I'll start by answering Pro's questions before moving onto the debate proper.
Wasn't it white Americans who were beating the drum that he was unpatriotic for kneeling?
Fuck if I know. I don't pay attention to sportsball lol. Why is this relevant to a debate concerning a potential draft again?
Pro also says
you get chosen to serve but you refuse to go to war...is that considered "love for one's country?
This seems to make the assumption that the only way to love one's country is to be a soldier. I'm not sure why this is true.
Moreover, cross-apply the analysis I give from last round that you can still love something while disagreeing with it. Just like I can disagree with decisions my mom makes while still loving her, I can disagree with decisions the USFG makes while still loving the ol' US of A.
it was white Americans who crashed the US Selective Service website in trying to get their names removed if a draft was implemented.
A'ight. I'm gonna need a source for how specifically white Americans crashed the selective service website. None of the reports I can find on Google mention any racial identifiers as to who "crashed" the website, nor can I think of any way for them to get that kind of identifying information from internet traffic.
Pro then asks if the website crashing is considered patriotic or unpatriotic. The answer is neither of those is correct, but rather it's a server issue. Not sure how computer data can be patriotic or not.
Almost done with the Q&A. Pro asks
didn't President Trump dodge the draft on multiple occasions?
I mean, that sounds like something he'd do, lol. Not sure how this is responsive to my argument, though. I'm arguing that you can disagree with the decisions a country's government makes while still loving said country.
Ok, so when did the majority of Americans ever support a war?
I don't have the stats in front of me, nor do I care to go look for them, but I wager wars like WW2 were pretty heavily supported by the public.
But more importantly, doesn't this support my argument that you can disagree with a country's government's decisions (i.e. going to war) while still loving the country in question? I'm not sure how this shows that not supporting a draft is unpatriotic.
OK, but didn't more than 53% of white Americans get Trump elected
First, I'm not sure why the "white" qualifier is necessary here.
Second, how does the percent of white Trump voters relate to whether or not opposing a draft makes you necessarily unpatriotic?
Pro's last question is
OK, so was the Vietnam War unwarranted? What about the 2nd Gulf War in which No weapons of mass destructions were found?...Is that Warranted?
First, I don't see why I have to personally take a stance on these issues.
Second, I don't see how this is relevant to the debate. My argument is that the majority of Americans, regardless of ethnicity, don't want to go to war with Iran, so opposing a draft doesn't seem to contradict the tenants of patriotism. How is asking about the second gulf war relevant?
As a final statement before I move on to the rest of the debate, I'm not sure what my opponent is trying to prove through their arguments. They seem to have a history of really racially charged debate topics and arguments, so I suppose I shouldn't be too surprised by how this debate is turning out. But if they just want to rant and rave about how terrible white people are, there are a lot of better methods and mediums to use to do so than a debate.

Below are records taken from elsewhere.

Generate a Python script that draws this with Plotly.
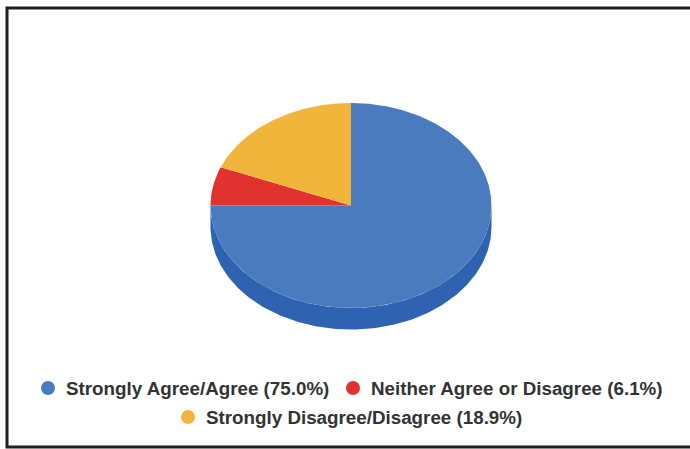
import numpy as np
import plotly.graph_objects as go

categories = ["Strongly Agree/Agree", "Neither Agree or Disagree", "Strongly Disagree/Disagree"]
values = [75.0, 6.1, 18.9]
colors = ["#4b7bbf", "#e1322f", "#f2b53c"]
side_color = "#2f62b0"

W, H = 690, 449
cx, cy, rx, ry, depth = 351, 205.5, 140.5, 102.5, 21.5
legend_pos = [(66, 388), (371, 388), (206, 417)]


def ellipse(angle):
    """Clockwise angle from 12 o'clock, in page pixels."""
    return cx + rx * np.sin(angle), cy - ry * np.cos(angle)


fig = go.Figure()

# side wall: lower half of the rim, from 3 o'clock round to 9 o'clock
a = np.linspace(np.pi / 2, 3 * np.pi / 2, 181)
x, y = ellipse(a)
fig.add_trace(go.Scatter(
    x=np.r_[x, x[::-1]], y=np.r_[y + depth, y[::-1]],
    mode="lines", fill="toself", fillcolor=side_color,
    line=dict(color=side_color, width=0), showlegend=False, hoverinfo="skip"))

# top face
total = sum(values)
start = 0.0
for name, val, col in zip(categories, values, colors):
    sweep = 2 * np.pi * val / total
    a = np.linspace(start, start + sweep, max(int(val * 6), 12))
    x, y = ellipse(a)
    fig.add_trace(go.Scatter(
        x=np.r_[cx, x, cx], y=np.r_[cy, y, cy],
        mode="lines", fill="toself", fillcolor=col,
        line=dict(color=col, width=0), showlegend=False,
        name=name, hoverinfo="name"))
    start += sweep

# legend keys and labels
fig.add_trace(go.Scatter(
    x=[p[0] - 18 for p in legend_pos], y=[p[1] for p in legend_pos],
    mode="markers", marker=dict(color=colors, size=14),
    showlegend=False, hoverinfo="skip"))

annotations = [
    dict(x=p[0], y=p[1], xref="x", yref="y", xanchor="left", yanchor="middle",
         text=f"{name} ({val:.1f}%)", showarrow=False, borderpad=0, borderwidth=0,
         font=dict(family="Liberation Sans", size=18.8, weight=700, color="#333333"))
    for p, name, val in zip(legend_pos, categories, values)
]

fig.update_layout(
    width=W, height=H,
    margin=dict(l=0, r=0, t=0, b=0),
    paper_bgcolor="white", plot_bgcolor="white",
    showlegend=False,
    xaxis=dict(range=[0, W], visible=False, fixedrange=True),
    yaxis=dict(range=[H, 0], visible=False, fixedrange=True),
    annotations=annotations,
    shapes=[dict(type="rect", xref="x", yref="y", x0=7, y0=8, x1=W + 10, y1=447,
                 line=dict(color="#1f1f1f", width=3), layer="below")],
)
fig.write_html("out.html", config=dict(displayModeBar=False),
               post_script="document.body.style.margin='0';document.documentElement.style.overflow='hidden';")
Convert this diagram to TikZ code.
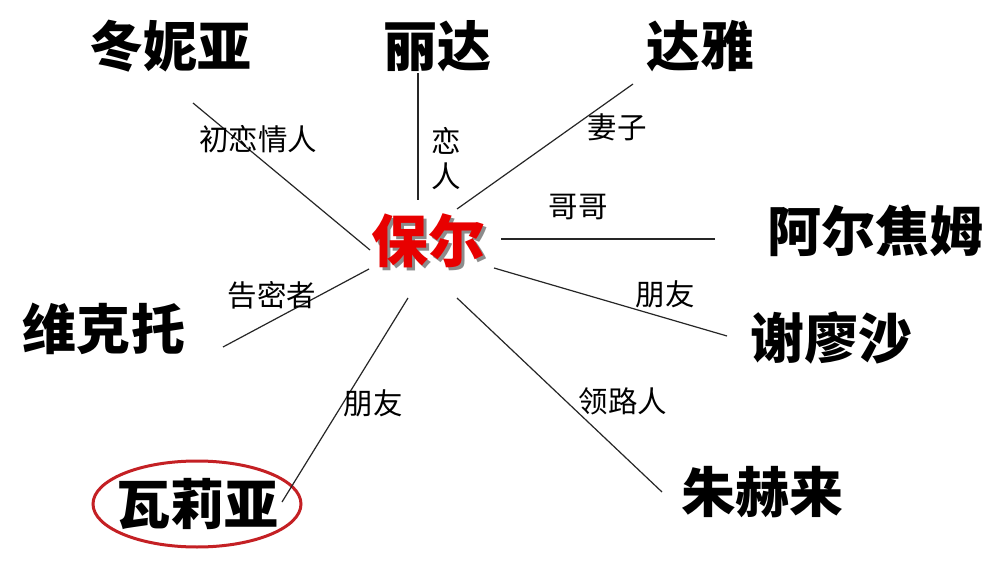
\documentclass[tikz,border=0pt]{standalone}
\usepackage{fontspec}
\newfontfamily\cjk{Noto Sans CJK SC}
\definecolor{ovalred}{RGB}{196,32,36}
\definecolor{namered}{RGB}{232,0,0}
\tikzset{
  person/.style={font=\cjk\bfseries\fontsize{54}{58}\selectfont, inner sep=0pt, text=black},
  hero/.style={font=\cjk\bfseries\fontsize{57}{60}\selectfont, inner sep=0pt},
  rel/.style={font=\cjk\fontsize{29.5}{35}\selectfont, inner sep=0pt, text=black, align=center},
  link/.style={draw=black!85, line width=1.2pt},
}
\begin{document}
\begin{tikzpicture}[x=1pt,y=-1pt]
\useasboundingbox[fill=white] (0,0) rectangle (1001,564);
% central name with shadow
\node[hero, text=black!45] at (431,244) {保尔};
\node[hero, text=namered] (bao) at (428,241) {保尔};
% people
\node[person] (dny) at (170,46) {冬妮亚};
\node[person] (lida) at (437,46) {丽达};
\node[person] (daya) at (700,46) {达雅};
\node[person] (aej) at (875,231) {阿尔焦姆};
\node[person] (wkt) at (104,329) {维克托};
\node[person] (xls) at (831,338) {谢廖沙};
\node[person] (zhl) at (762,492) {朱赫来};
\node[person] (wly) at (197,504) {瓦莉亚};
\draw[ovalred, line width=3pt] (wly) ellipse [x radius=104, y radius=43];
% connector ends
\coordinate (c1a) at (193,103); \coordinate (c1b) at (370,250);
\coordinate (c2a) at (418,73);  \coordinate (c2b) at (418,200);
\coordinate (c3a) at (633,84);  \coordinate (c3b) at (457,209);
\coordinate (c4a) at (715,239); \coordinate (c4b) at (501,239);
\coordinate (c5a) at (727,336); \coordinate (c5b) at (494,268);
\coordinate (c6a) at (662,492); \coordinate (c6b) at (457,298);
\coordinate (c7a) at (282,502); \coordinate (c7b) at (408,298);
\coordinate (c8a) at (223,347); \coordinate (c8b) at (369,269);
\draw[link] (c1a) -- (c1b);
\draw[link] (c2a) -- (c2b);
\draw[link] (c3a) -- (c3b);
\draw[link] (c4a) -- (c4b);
\draw[link] (c5a) -- (c5b);
\draw[link] (c6a) -- (c6b);
\draw[link] (c7a) -- (c7b);
\draw[link] (c8a) -- (c8b);
% relation labels
\node[rel] (l1) at (258,139) {初恋情人};
\node[rel] (l2) at (446,159) {恋\\人};
\node[rel] (l3) at (617,127) {妻子};
\node[rel] (l4) at (578,207) {哥哥};
\node[rel] (l5) at (665,294) {朋友};
\node[rel] (l6) at (623,401) {领路人};
\node[rel] (l7) at (373,403) {朋友};
\node[rel] (l8) at (272,295) {告密者};
\end{tikzpicture}
\end{document}
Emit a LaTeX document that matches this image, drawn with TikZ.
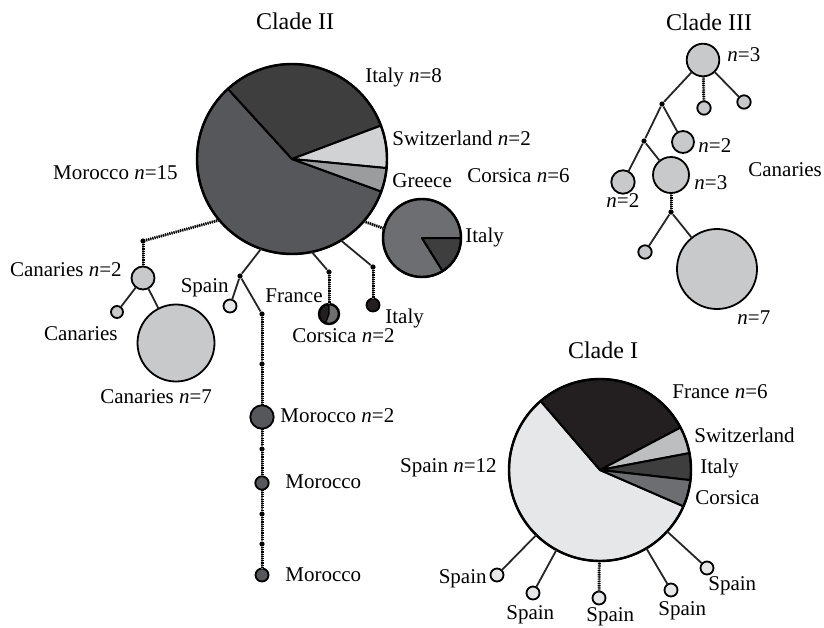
\documentclass[tikz,border=0pt]{standalone}
\usepackage{fontspec}
\setmainfont{Liberation Serif}
\usepackage{xcolor}
\definecolor{marrocos}{HTML}{56575A}
\definecolor{italia}{HTML}{3E3E3F}
\definecolor{suica}{HTML}{D1D2D4}
\definecolor{suicaI}{HTML}{BCBEC0}
\definecolor{grecia}{HTML}{9B9C9E}
\definecolor{corsega}{HTML}{6D6E71}
\definecolor{canarias}{HTML}{C8C9CB}
\definecolor{espanha}{HTML}{E6E7E8}
\definecolor{franca}{HTML}{231F20}
\usetikzlibrary{positioning}

\begin{document}
\begin{tikzpicture}[
    x=0.5pt, y=-0.5pt,
    hap/.style={circle, draw=black, line width=0.9pt, inner sep=0pt, outer sep=0pt},
    pieout/.style={circle, draw=black, line width=1.2pt, inner sep=0pt, outer sep=0pt},
    slice/.style={draw=black, line width=1pt, line join=round},
    dot/.style={circle, fill=black, inner sep=0pt, minimum size=2.6pt},
    link/.style={draw=black!85, line width=0.9pt},
    steps/.style={draw=black, line width=1.5pt, dash pattern=on 0.55pt off 0.55pt,
                  preaction={draw, black!55, line width=0.6pt, solid}},
    lbl/.style={font=\fontsize{10.5}{12}\selectfont, inner sep=0pt},
    lblw/.style={lbl, anchor=west},
    lble/.style={lbl, anchor=east},
    ttl/.style={font=\fontsize{12}{14}\selectfont, inner sep=0pt}
  ]
  \useasboundingbox (0,0) rectangle (824,627);

  % Clade II
  \node[ttl] at (295,21) {Clade II};

  \begin{scope}[shift={(292,159)}, yscale=-1]
    \foreach \a/\b/\c in {132.4/340/marrocos, 20.6/132.4/italia,
                          -5.5/20.6/suica, -20/-5.5/grecia}
      \filldraw[slice, fill=\c] (0,0) -- (\a:95) arc[start angle=\a, end angle=\b, radius=95] -- cycle;
  \end{scope}
  \node[pieout, minimum size=95pt] (P2) at (292,159) {};

  \begin{scope}[shift={(422,238)}, yscale=-1]
    \foreach \a/\b/\c in {0/302/corsega, -58/0/italia}
      \filldraw[slice, fill=\c] (0,0) -- (\a:39) arc[start angle=\a, end angle=\b, radius=39] -- cycle;
  \end{scope}
  \node[pieout, minimum size=39pt] (PC) at (422,238) {};

  \begin{scope}[shift={(329,314)}, yscale=-1]
    \foreach \a/\b/\c in {90/250/franca, -110/90/corsega}
      \filldraw[draw=black, line width=0.6pt, fill=\c] (0,0) -- (\a:10) arc[start angle=\a, end angle=\b, radius=10] -- cycle;
  \end{scope}
  \node[hap, line width=1.2pt, minimum size=10pt] (FC) at (329,314) {};

  \node[dot] (J1) at (143,241) {};
  \node[dot] (J2) at (240,276) {};
  \node[dot] (J3) at (262,314) {};
  \node[dot] (J4) at (329,272) {};
  \node[dot] (J5) at (373,267) {};
  \node[dot] (d1) at (262,364) {};
  \node[dot] (d2) at (262,449) {};
  \node[dot] (d3) at (262,514) {};
  \node[dot] (d4) at (262,544) {};

  \node[hap, fill=canarias, minimum size=11.5pt] (C2) at (143,278) {};
  \node[hap, fill=canarias, minimum size=6pt]    (C1) at (117,312) {};
  \node[hap, fill=canarias, minimum size=38.5pt] (C7) at (176,343) {};
  \node[hap, fill=espanha, minimum size=6.5pt]   (S)  at (230,306) {};
  \node[hap, fill=marrocos, minimum size=11.7pt] (M2) at (262,417) {};
  \node[hap, fill=marrocos, minimum size=6.7pt]  (Ma) at (262,483) {};
  \node[hap, fill=marrocos, minimum size=6.5pt]  (Mb) at (262,575) {};
  \node[hap, fill=franca, minimum size=6.5pt]    (IT) at (373,305) {};

  \draw[steps] (P2.220) -- (J1);
  \draw[steps] (J1) -- (C2);
  \draw[link] (C2) -- (C1);
  \draw[link] (C2) -- (C7);
  \draw[link] (P2.251) -- (J2);
  \draw[link] (J2) -- (S);
  \draw[link] (J2) -- (J3);
  \foreach \a/\b in {J3/d1, d1/M2, M2/d2, d2/Ma, Ma/d3, d3/d4, d4/Mb}
    \draw[steps] (\a) -- (\b);
  \draw[link] (P2.282) -- (J4);
  \draw[steps] (J4) -- (FC);
  \draw[link] (P2.301) -- (J5);
  \draw[steps] (J5) -- (IT);
  \draw[steps] (P2.319) -- (PC.166);

  \node[lblw] at (365,77)  {Italy \textit{n}=8};
  \node[lblw] at (392,138) {Switzerland \textit{n}=2};
  \node[lblw] at (392,181) {Greece};
  \node[lble] at (178,173) {Morocco \textit{n}=15};
  \node[lblw] at (467,176) {Corsica \textit{n}=6};
  \node[lblw] at (465,237) {Italy};
  \node[lble] at (122,270) {Canaries \textit{n}=2};
  \node[lble] at (118,334) {Canaries};
  \node[lblw] at (100,397) {Canaries \textit{n}=7};
  \node[lble] at (229,288) {Spain};
  \node[lble] at (323,296) {France};
  \node[lblw] at (292,336) {Corsica \textit{n}=2};
  \node[lblw] at (385,318) {Italy};
  \node[lblw] at (280,416) {Morocco \textit{n}=2};
  \node[lblw] at (285,482) {Morocco};
  \node[lblw] at (285,575) {Morocco};

  % Clade III
  \node[ttl] at (709,22) {Clade III};

  \node[hap, fill=canarias, minimum size=16.3pt] (R3)  at (703,60)  {};
  \node[hap, fill=canarias, minimum size=6.7pt]  (T1)  at (704,108) {};
  \node[hap, fill=canarias, minimum size=6.7pt]  (T2)  at (744,102) {};
  \node[hap, fill=canarias, minimum size=11pt]   (N2a) at (683,142) {};
  \node[hap, fill=canarias, minimum size=11.7pt] (N2b) at (623,182) {};
  \node[hap, fill=canarias, minimum size=18pt]   (N3)  at (671,175) {};
  \node[hap, fill=canarias, minimum size=6.7pt]  (T3)  at (645,252) {};
  \node[hap, fill=canarias, minimum size=40pt]   (N7)  at (717,269) {};
  \node[dot] (A) at (662,104) {};
  \node[dot] (B) at (644,141) {};
  \node[dot] (C) at (671,212) {};

  \draw[steps] (R3) -- (T1);
  \foreach \a/\b in {R3/T2, R3/A, A/N2a, A/B, B/N2b, B/N3, C/T3, C/N7}
    \draw[link] (\a) -- (\b);
  \draw[steps] (N3) -- (C);

  \node[lblw] at (727,55)  {\textit{n}=3};
  \node[lblw] at (698,146) {\textit{n}=2};
  \node[lblw] at (606,201) {\textit{n}=2};
  \node[lblw] at (694,183) {\textit{n}=3};
  \node[lblw] at (748,170) {Canaries};
  \node[lblw] at (737,318) {\textit{n}=7};

  % Clade I
  \node[ttl] at (603,350) {Clade I};

  \begin{scope}[shift={(600,470)}, yscale=-1]
    \foreach \a/\b/\c in {130.7/336.5/espanha, 27.8/130.7/franca, 10.7/27.8/suicaI,
                          -6.4/10.7/italia, -23.5/-6.4/corsega}
      \filldraw[slice, fill=\c] (0,0) -- (\a:91) arc[start angle=\a, end angle=\b, radius=91] -- cycle;
  \end{scope}
  \node[pieout, minimum size=91pt] (P1) at (600,470) {};

  \node[hap, fill=espanha, minimum size=6.5pt] (s1) at (497,575) {};
  \node[hap, fill=espanha, minimum size=6.5pt] (s2) at (533,593) {};
  \node[hap, fill=espanha, minimum size=6.5pt] (s3) at (599,598) {};
  \node[hap, fill=espanha, minimum size=6.5pt] (s4) at (671,590) {};
  \node[hap, fill=espanha, minimum size=6.5pt] (s5) at (707,568) {};

  \foreach \n in {s1,s2,s4,s5}
    \draw[link] (P1) -- (\n);
  \draw[steps] (P1) -- (s3);

  \node[lblw] at (672,392) {France \textit{n}=6};
  \node[lblw] at (694,435) {Switzerland};
  \node[lblw] at (700,468) {Italy};
  \node[lblw] at (695,498) {Corsica};
  \node[lble] at (497,468) {Spain \textit{n}=12};
  \node[lble] at (487,579) {Spain};
  \node[lblw] at (506,615) {Spain};
  \node[lblw] at (586,617) {Spain};
  \node[lblw] at (658,611) {Spain};
  \node[lblw] at (708,586) {Spain};

\end{tikzpicture}
\end{document}
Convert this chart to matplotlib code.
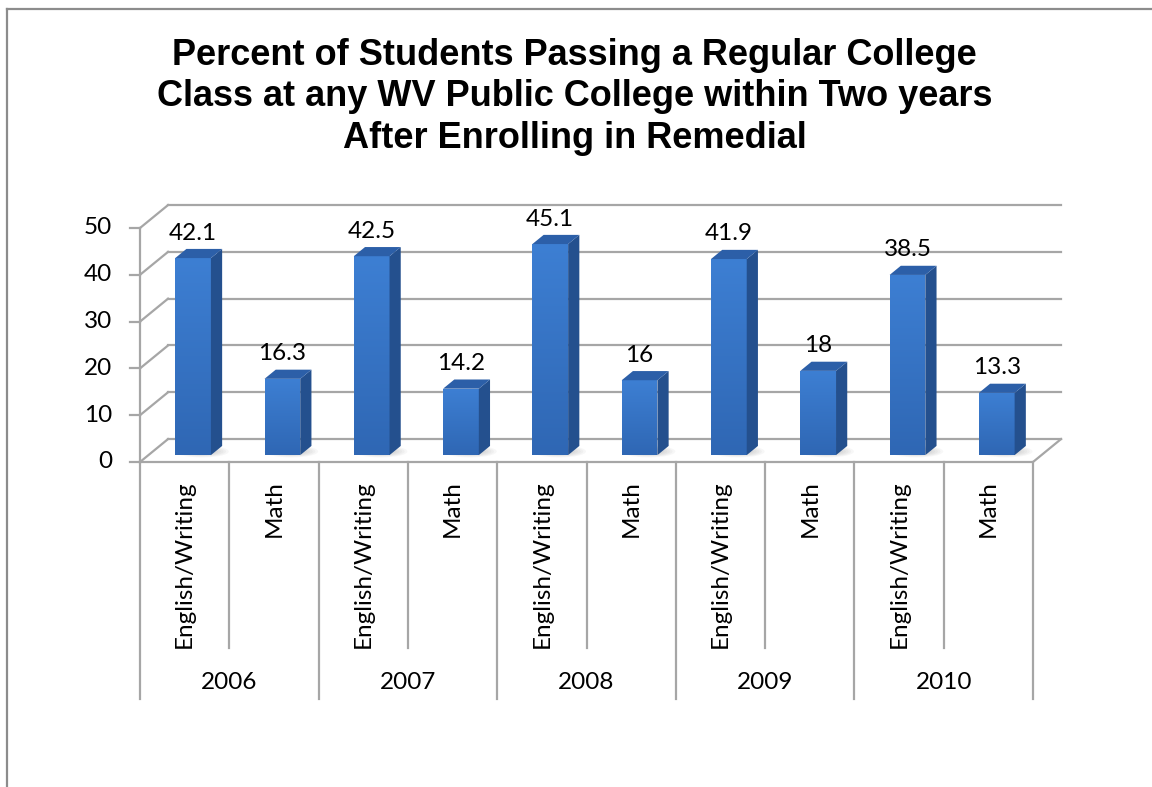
import numpy as np
import matplotlib.pyplot as plt
from matplotlib.patches import Polygon, Ellipse
from matplotlib.lines import Line2D
from matplotlib.colors import LinearSegmentedColormap

years = ['2006', '2007', '2008', '2009', '2010']
subjects = ['English/Writing', 'Math']
english = [42.1, 42.5, 45.1, 41.9, 38.5]
math_scores = [16.3, 14.2, 16.0, 18.0, 13.3]

values = []
cats = []
for e, m in zip(english, math_scores):
    values += [e, m]
    cats += subjects

W, H = 1152, 787
fig = plt.figure(figsize=(W / 100, H / 100), dpi=100)
fig.patch.set_facecolor('white')

# outer chart frame (only top and left edges show)
fig.add_artist(Line2D([7 / W, 7 / W], [0, 1 - 9 / H], color='#8c8c8c', lw=1.6))
fig.add_artist(Line2D([7 / W, 1], [1 - 9 / H, 1 - 9 / H], color='#8c8c8c', lw=1.6))

fig.text(0.499, 1 - 38 / H,
         'Percent of Students Passing a Regular College\n'
         'Class at any WV Public College within Two years\n'
         'After Enrolling in Remedial',
         ha='center', va='top', fontsize=26, fontweight='bold',
         family='Liberation Sans', linespacing=1.24)

# front plane of the 3d box
ax = fig.add_axes([140 / W, 1 - 462 / H, (1033 - 140) / W, (462 - 228) / H])
ax.set_xlim(0, 10)
ax.set_ylim(0, 50)
ax.axis('off')

DX = 0.314   # depth offset in category units
DY = 4.9     # depth offset in value units
grid = '#a6a6a6'
lab_font = dict(family='Lato', fontsize=17.5, color='black')

# back wall, side wall and floor
for v in range(0, 51, 10):
    ax.plot([DX, 10 + DX], [v + DY, v + DY], color=grid, lw=1.6, clip_on=False)
    ax.plot([0, DX], [v, v + DY], color=grid, lw=1.6, clip_on=False)
    ax.plot([-0.11, 0], [v, v], color=grid, lw=1.6, clip_on=False)
    ax.text(-0.31, v, str(v), ha='right', va='center', **lab_font)
ax.plot([0, 0], [0, 50], color=grid, lw=1.6, clip_on=False)
ax.plot([0, 10, 10 + DX], [0, 0, DY], color=grid, lw=1.6, clip_on=False)

# bars
bw = 0.4
d0, dd = 0.3, 0.4
cmap = LinearSegmentedColormap.from_list('face', ['#3d7fd3', '#2f67b4'])
grad = np.linspace(0, 1, 100).reshape(-1, 1)
for i, v in enumerate(values):
    x0 = i + 0.5 - bw / 2 + d0 * DX
    y0 = d0 * DY
    sx, sy = dd * DX, dd * DY

    # soft shadow on the floor
    for k in range(6):
        sh = Ellipse((x0 + bw * 0.75, y0 + sy * 0.4), bw * (1.5 - k * 0.15),
                     sy * (1.3 - k * 0.15), color='#7a7a7a', alpha=0.06, lw=0,
                     clip_on=False, zorder=2)
        ax.add_patch(sh)

    front = Polygon([(x0, y0), (x0 + bw, y0), (x0 + bw, y0 + v), (x0, y0 + v)],
                    closed=True, facecolor='none', edgecolor='none', zorder=3)
    ax.add_patch(front)
    im = ax.imshow(grad, cmap=cmap, aspect='auto', extent=(x0, x0 + bw, y0, y0 + v),
                   origin='upper', zorder=3, clip_on=True)
    im.set_clip_path(front)
    side = Polygon([(x0 + bw, y0), (x0 + bw + sx, y0 + sy),
                    (x0 + bw + sx, y0 + sy + v), (x0 + bw, y0 + v)],
                   closed=True, facecolor='#24508e', edgecolor='none',
                   zorder=3, clip_on=False)
    top = Polygon([(x0, y0 + v), (x0 + bw, y0 + v), (x0 + bw + sx, y0 + v + sy),
                   (x0 + sx, y0 + v + sy)],
                  closed=True, facecolor='#2c5fa8', edgecolor='none',
                  zorder=3, clip_on=False)
    ax.add_patch(side)
    ax.add_patch(top)
    ax.text(x0 + bw / 2, y0 + v + sy + 2.0, f'{v:g}', ha='center',
            va='baseline', zorder=4, **lab_font)

ax.set_xlim(0, 10)
ax.set_ylim(0, 50)

# category axis: subjects, then years
for i, c in enumerate(cats):
    ax.text(i + 0.5, -3.85, c, rotation=90, ha='center', va='top', **lab_font)
for j in range(1, 10, 2):
    ax.plot([j, j], [0, -39.7], color=grid, lw=1.6, clip_on=False)
for j in range(0, 11, 2):
    ax.plot([j, j], [0, -50.6], color=grid, lw=1.6, clip_on=False)
for k, y in enumerate(years):
    ax.text(2 * k + 1, -47.2, y, ha='center', va='center', **lab_font)

fig.savefig('out.png', dpi=100)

So let's go back to the actual debate round at hand, shall we?
Extend O1. Patriotism is defined as "love of one’s country, identification with it, and special concern for its well-being and that of compatriots". Pro doesn't disagree with this definition, so the debate boils down to whether or not disagreeing with a military draft can meet these criteria, specifically the 'concern for its well-being and that of compatriots' clause. Pro hasn't actually made any arguments for how opposing a draft fails to meet this definition, but has just assumed it to be true. Insofar as they have been spending all of their time just attacking my arguments rather than trying to uphold their burden, there's no reason to believe that opposing a draft is necessarily unpatriotic.
Then, extend C1. The majority of Americans don't support a draft in relation to the US/Iran conflict, so supporting it makes you not a compatriot to the rest of the public. Moreover, the vast majority of American's believe that the US's handling of Iran has made things less safe, so opposing a draft meets the "concern for well-being" criteria in the definition. This never really gets attacked by Pro, so it's a clean extension across. I'm showing how opposing a draft is patriotic, which means that, by logical necessity, opposing a draft can't be unpatriotic.
Then, extend C2. To make the argument that 'not agreeing with a country's actions means that you must not love the country' makes an assumption that isn't logically warranted. I can disagree with someone's actions while still loving that person. Same thing applies to a country.
Pro makes one response to this:
the rest of my opponents arguments are excuses for being unpatriotic. He says that I'm making assumptions but it wasn't black people who crashed the US Selective Service website in regards to dodging a potential draft.
The bolding is my own emphasis.
First, the bolded part of the text shows just where my opponent is making the faulty assumption I'm accusing them of.
Second, this doesn't actually respond to my argument, but rather just declares that its wrong without any explanation as to why.
C2 shows that you can disagree with a country's actions, i.e. oppose a draft, while still loving the country, which meets the "love of one's country" criteria.